Even millennials are fans of some of the schlocky horror films of the '30s and '40s, classics like "Dracula," "Frankenstein" and "The Black Cat." Now thanks to UCLA's Film and Television Archive and The Film Detective, an evergreen has been revived for Blu-ray and DVD. "The Vampire Bat," made in 1933, starred B-actor Lionel Atwill, Fay Wray (famous for "King Kong") and Dwight Frye (Renfield from "Dracula").

Considering the current fascination with peripatetic vampires, it's a perfect time for "The Vampire Bat" to be unloosed on an unsuspecting public. Digitally remastered from a 35 mm composite acetate fine-grain master and a 35 mm nitrate print, the film even sports a color sequence not seen since its very first run. The release date is April 25, and the 63-minute thriller will set you back $20 for Blu-ray, $15 for the DVD.

TECHNOLOGY UNCOVERS SECRET TUNNEL

It was modern technology and the determination of archaeologists that uncovered a lost escape tunnel dug by Jewish prisoners during World War II. The team had gone to Vilnius, the capital of Lithuania, to recover traces of a synagogue that had been destroyed during the war.

Through the loan of equipment and two geophysicists by WorlyParsons Canada Services Ltd. in Calgary, they were able to search above ground. Not only did they find the synagogue, they found the escape tunnel in the town of Ponary that had been described by Holocaust survivors.

The story of this discovery is the subject of PBS' "Nova" airing Wednesday. "I think we're still unpacking the scientific end of it for the report," says Dr. Richard Freund, professor of Jewish History at the University of Hartford, who led the team.

"The story has touched a nerve for scientists who work in every area of genocide in the world," he says, "because one of the biggest problems you face is, using traditional archeology, you dig up people. We want to try to avoid digging up people in order to somehow calculate the devastation of a genocide or the Holocaust. And this is what this technology allows us to do."

The survivors were reluctant to talk about their experiences. But Hana Amir, whose father was there, recalls: "To live with someone that survived it, everything is good, like you eat a lot, you drink a lot. Everything is overwhelming, and when there's a meal, you have so many portions you can't even think about it. So that's one part," she says.

"The other part is a lot of silence. And my father kept on washing. He kept on washing his hands. He kept on washing my hands. I am a mother of three boys. He kept on washing their hands. I think I managed to tell him something after many years, because my sons used to hide their hands when grandpa came. So I slowly told him, 'Daddy, they were not in Ponary. They don't need to wash their hands.'"
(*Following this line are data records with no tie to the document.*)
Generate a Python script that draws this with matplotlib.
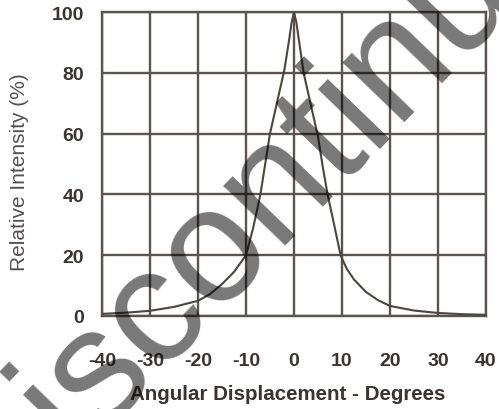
import matplotlib
matplotlib.use("Agg")
import matplotlib.pyplot as plt

angles = [-40, -35, -30, -25, -20, -17.5, -15, -12.5, -10, -8.5, -7, -6, -5, -4, -3, -2, -1, -0.5, 0,
          0.5, 1, 2, 3, 4, 5, 6, 7, 8.5, 9.7, 11, 12.5, 15, 17.5, 20, 25, 30, 35, 40]
intensity = [0.7, 1.1, 1.7, 3.0, 5.0, 7.2, 10.5, 14.5, 20, 29, 40, 50, 60, 67, 74, 81, 91, 96.5, 100,
             96.5, 91, 80, 73, 66, 59, 49, 40, 29, 20, 15.5, 12, 7.9, 5.2, 3.3, 1.8, 1.0, 0.6, 0.4]
xticks = [-40, -30, -20, -10, 0, 10, 20, 30, 40]
yticks = [0, 20, 40, 60, 80, 100]
xlabel = "Angular Displacement - Degrees"
ylabel = "Relative Intensity (%)"
watermark = "Discontinued"

plt.rcParams['font.family'] = ['Liberation Sans', 'DejaVu Sans']
plt.rcParams['axes.unicode_minus'] = False
W, H = 499, 410
fig = plt.figure(figsize=(W / 100, H / 100), dpi=100)
ax = fig.add_axes([102 / W, (H - 317) / H, 384 / W, 304 / H])

gc = '#5b534e'
ax.set_xlim(-40, 40)
ax.set_ylim(0, 100)
ax.set_xticks(xticks)
ax.set_yticks(yticks)
ax.grid(True, color=gc, linewidth=1.7)
ax.set_axisbelow(True)
for s in ax.spines.values():
    s.set_color(gc)
    s.set_linewidth(1.7)
ax.tick_params(length=0, labelsize=14, labelcolor='#3a3330')
ax.tick_params(axis='x', pad=26)
ax.tick_params(axis='y', pad=13)
for lab in ax.get_xticklabels() + ax.get_yticklabels():
    lab.set_fontweight('bold')

ax.plot(angles, intensity, color='#4d4540', linewidth=1.5, zorder=3)

ax.set_xlabel(xlabel, fontsize=14.8, color='#3a3330', fontweight='bold')
ax.xaxis.set_label_coords((288 - 102) / 384, -(395 - 317) / 304)
ax.xaxis.label.set_va('center')
ax.set_ylabel(ylabel, fontsize=15, color='#555050')
ax.yaxis.set_label_coords((20 - 102) / 384, (317 - 172) / 304)
ax.yaxis.label.set_va('center')

fig.text(318 / W, 1 - 198 / H, watermark, fontsize=117, color='black', alpha=0.53,
         rotation=46, ha='center', va='baseline', rotation_mode='anchor', zorder=10)

fig.savefig("out.png", dpi=100)
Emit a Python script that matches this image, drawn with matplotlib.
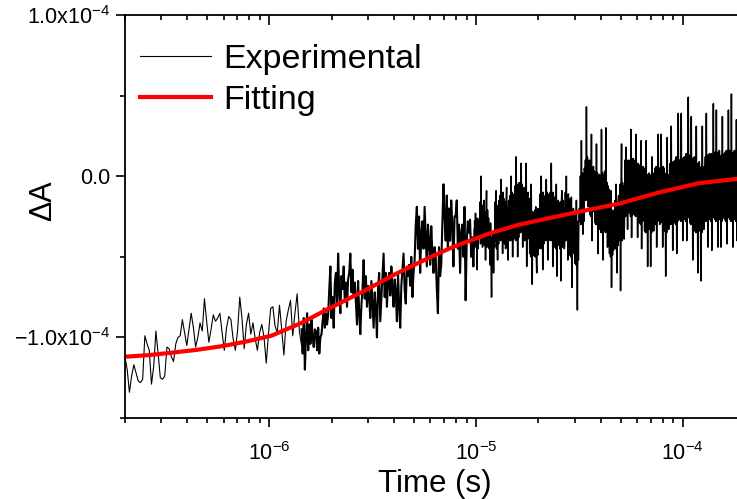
import numpy as np
import matplotlib
matplotlib.use("Agg")
import matplotlib.pyplot as plt

plt.rcParams['font.family'] = ['Liberation Sans', 'DejaVu Sans']
plt.rcParams['mathtext.fontset'] = 'custom'
plt.rcParams['mathtext.rm'] = 'Liberation Sans'

# time segments of the experimental trace (s)
seg_edges = [2.0e-7, 1.43e-6, 9.82e-6, 4.18e-5, 1.88e-4]

# experimental dA values per segment, in units of 1e-6
exp_a = [-112, -120, -134, -124, -117, -122, -127, -128, -126, -99, -104, -108, -129, -118,
         -96, -110, -125, -126, -124, -106, -107, -112, -115, -104, -100, -99, -89, -97, -105,
         -95, -85, -94, -106, -100, -91, -96, -76, -90, -103, -95, -86, -90, -88, -85, -97,
         -108, -94, -87, -89, -101, -108, -96, -75, -88, -107, -92, -85, -98, -91, -101, -108,
         -97, -92, -100, -116, -98, -82, -81, -93, -97, -80, -95, -111, -90, -83, -77, -99,
         -85, -73, -96, -105]
exp_b = [-95, -110, -88, -120, -100, -85, -108,
         -92, -104, -89, -100, -106, -95,
         -96, -108, -94, -110, -100, -98,
         -90, -82, -94, -85, -92, -86,
         -70, -56, -88, -75, -94, -66,
         -60, -80, -48, -72, -85, -62,
         -70, -56, -78, -66, -81, -64,
         -60, -48, -72, -58, -75, -66,
         -78, -92, -65, -85, -98, -80,
         -70, -52, -76, -62, -81, -68,
         -75, -88, -65, -80, -94, -72,
         -82, -100, -70, -60, -90, -76,
         -62, -48, -75, -60, -81, -66,
         -60, -74, -56, -70, -81, -64,
         -72, -90, -60, -80, -94, -68,
         -58, -48, -70, -79, -56, -62,
         -55, -68, -50, -75, -60, -52,
         -30, -19, -45, -25, -60, -35,
         -28, -45, -19, -38, -56, -30,
         -40, -55, -31, -48, -60, -44,
         -50, -70, -85, -44, -62, -55,
         -30, -5, -25, -40, -12, -46,
         -20, -40, -15, -30, -56, -25,
         -25, -15, -45, -30, -60, -35,
         -30, -50, -19, -77, -40, -28,
         -35, -27, -50, -38, -56, -33]
exp_c = [-28, -44, -23, -40, -30, -58, -26, -45, -33, -27,
         -38, -16, -42, 0, -35, -18, -44, -20, -39, -15,
         -43, -22, -52, -25, -9, -44, -21, -40, -26, -45,
         -36, -55, -29, -50, -75, -38, -54, -35, -60, -40,
         -44, -16, -40, -9, -45, -20, -52, -18, -42, -15,
         -38, -12, -40, -2, -36, -15, -48, -10, -39, -14,
         -42, -16, -45, -18, -7, -44, -20, -52, -15, -40,
         -38, -12, -40, 0, -35, -10, -50, -14, -39, -11,
         -38, -6, -40, 12, -35, -5, -50, -8, -38, -4,
         -33, -6, -35, 8, -30, -5, -44, -10, -34, -7,
         -40, -11, -38, 8, -56, -12, -39, -10, -35, -14,
         -48, -20, -50, -5, -45, -67, -22, -49, -25, -46,
         -21, -50, -19, -48, -60, -24, -49, -20, -45, -22,
         -44, -11, -45, 0, -40, -12, -58, -10, -42, -15,
         -39, -12, -40, -2, -38, -10, -52, -14, -40, -11,
         -38, -10, -40, 8, -36, -12, -56, -10, -39, -13,
         -44, -16, -45, -5, -62, -18, -43, -15, -40, -17,
         -45, -16, -65, -18, -9, -44, -15, -42, -20, -45,
         -38, -10, -40, 0, -36, -12, -52, -11, -39, -14,
         -49, -20, -50, -13, -69, -22, -48, -20, -45, -24,
         -54, -26, -55, -15, -50, -83, -28, -52, -25, -20,
         -28, 0, -30, 22, -25, 2, -36, 0, -28, 5,
         -14, 10, -15, 43, -10, 12, -19, 8, -12, 10,
         -24, 5, -25, 26, -40, 4, -22, 6, -20, 3,
         -29, 0, -30, 20, -25, 2, -48, 0, -28, 1,
         -33, 0, -35, 29, -30, 2, -52, 0, -34, 3]
exp_d = [-33, -5, -35, 30, -30, -4, -44, -6, -34, -8,
         -48, -20, -50, -9, -69, -22, -49, -21, -46, -25,
         -44, -15, -45, -5, -40, -60, -16, -43, -12, -40,
         -38, -5, -71, -8, 20, -40, -4, -36, -6, -39,
         -24, 10, -25, 18, -20, 8, -33, 10, -22, 9,
         -23, 10, -25, 29, -38, 9, -24, 11, -20, 10,
         -24, 8, -25, 26, -20, 6, -38, 8, -23, 7,
         -29, 5, -30, 22, -45, 4, -28, 6, -26, 5,
         -34, 0, -35, 22, -30, 1, -56, 0, -33, 2,
         -33, 0, -56, 1, -35, 12, -30, 0, -34, 2,
         -29, 5, -30, 6, -44, 4, -28, 26, -27, 5,
         -30, 5, -29, 26, -26, 4, -44, 6, -30, 5,
         -34, 0, -62, 2, -35, 24, -30, 1, -33, 0,
         -29, 8, -30, 31, -27, 7, -46, 9, -28, 8,
         -29, 10, -30, 12, -48, 9, -28, 39, -26, 10,
         -27, 10, -28, 39, -25, 11, -40, 10, -26, 12,
         -27, 12, -28, 14, -40, 12, -26, 49, -25, 13,
         -29, 10, -30, 37, -27, 11, -52, 10, -28, 12,
         -34, 8, -35, 31, -30, 6, -60, 8, -33, 9,
         -34, 5, -65, 6, -35, 31, -30, 4, -33, 6,
         -27, 12, -28, 39, -25, 13, -44, 12, -26, 14,
         -27, 12, -28, 14, -46, 12, -26, 45, -25, 13,
         -27, 15, -28, 41, -25, 14, -44, 15, -26, 16,
         -27, 12, -44, 13, -28, 37, -25, 12, -26, 14,
         -27, 15, -28, 16, -42, 15, -26, 41, -25, 16,
         -27, 15, -28, 51, -25, 14, -44, 15, -26, 16,
         -27, 15, -28, 35, -40, 14, -26, 15, -25, 16]

# fitting curve
fit_t = [2.0e-7, 2.6e-7, 3.36e-7, 4.4e-7, 5.86e-7, 7.7e-7, 1.02e-6, 1.43e-6, 1.91e-6,
         2.79e-6, 4.03e-6, 5.03e-6, 6.29e-6, 7.85e-6, 9.82e-6, 1.16e-5, 1.62e-5, 2.26e-5,
         3.16e-5, 4.93e-5, 7.71e-5, 1.20e-4, 1.88e-4]
fit_dA = [-112, -111, -109.5, -107.8, -105.5, -102.6, -99, -91, -82.5, -72, -61, -55,
          -49, -43.5, -39, -35.5, -30, -26, -22, -17, -10, -4.3, -1.5]

y_ticks = [-1e-4, 0, 1e-4]
y_labels = [r'$\mathregular{-1.0x10^{-4}}$', '0.0', r'$\mathregular{1.0x10^{-4}}$']

segs = [exp_a, exp_b, exp_c, exp_d]
seg_lw = [0.8, 1.5, 1.1, 1.1]

fig = plt.figure(figsize=(7.37, 4.99), dpi=100)
ax = fig.add_axes([125 / 737, 81 / 499, 620 / 737, 403 / 499])

for i, vals in enumerate(segs):
    t = np.geomspace(seg_edges[i], seg_edges[i + 1], len(vals))
    ax.plot(t, np.array(vals, dtype=float) * 1e-6, color='black', lw=seg_lw[i],
            label='Experimental' if i == 0 else None)
ax.plot(fit_t, np.array(fit_dA) * 1e-6, color='red', lw=3.0, label='Fitting')

ax.set_xscale('log')
ax.set_xlim(2e-7, 2e-4)
ax.set_ylim(-1.5e-4, 1e-4)
ax.set_yticks(y_ticks)
ax.set_yticklabels(y_labels)
ax.set_yticks([-1.5e-4, -0.5e-4, 0.5e-4], minor=True)

ax.spines['right'].set_visible(False)
ax.spines['top'].set_visible(False)
for sp in ax.spines.values():
    sp.set_linewidth(1.3)

ax.tick_params(axis='both', which='major', labelsize=15.5, length=6.5, width=1.2, direction='out')
ax.tick_params(axis='both', which='minor', length=3.5, width=1.2, direction='out')
ax.tick_params(axis='x', which='major', pad=11)
ax.tick_params(axis='y', which='major', pad=4)

top = ax.secondary_xaxis('top')
top.spines['top'].set_linewidth(1.3)
top.tick_params(axis='x', which='major', direction='in', length=7, width=1.2, labeltop=False)
top.tick_params(axis='x', which='minor', direction='in', length=3.5, width=1.2)

ax.set_xlabel('Time (s)', fontsize=22.5, labelpad=3)
ax.set_ylabel('ΔA', fontsize=22)
ax.yaxis.set_label_coords(-0.108, 0.54)

leg = ax.legend(loc='upper left', bbox_to_anchor=(0.024, 0.928), frameon=False, fontsize=24.5,
                handlelength=2.1, handletextpad=0.36, labelspacing=0.28, borderaxespad=0,
                borderpad=0)
leg.get_lines()[0].set_linewidth(0.8)

fig.savefig('out.png', dpi=100)
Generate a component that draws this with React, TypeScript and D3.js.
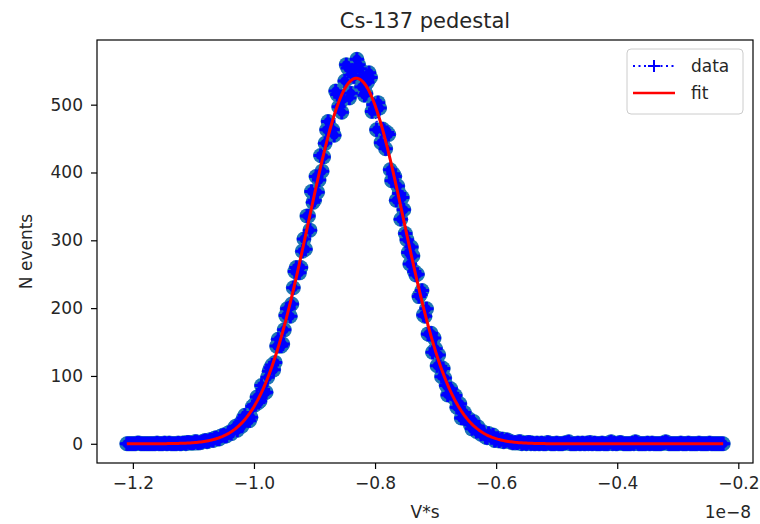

ENGINEERING WONDERS ABANDONED AND FORGOTTEN

They are unbelievable sights that few people have heard of, but the Science Channel will uncover some of them when "Mysteries of the Abandoned" premieres Thursday. They are mammoth structures that were built for a seemingly good cause that somehow failed their promise. The first episode includes California's Goat Canyon Trestle Railway, the largest wooden train trestle in the world built in 1932 to connect San Diego and Arizona and later abandoned. The Ukraine's massive over-the-horizon radar facility that stretches a half-mile is another engineering marvel that has been forsaken. The six-episode series is full of these miracles that fell to modern technology or just plain inadequate planning.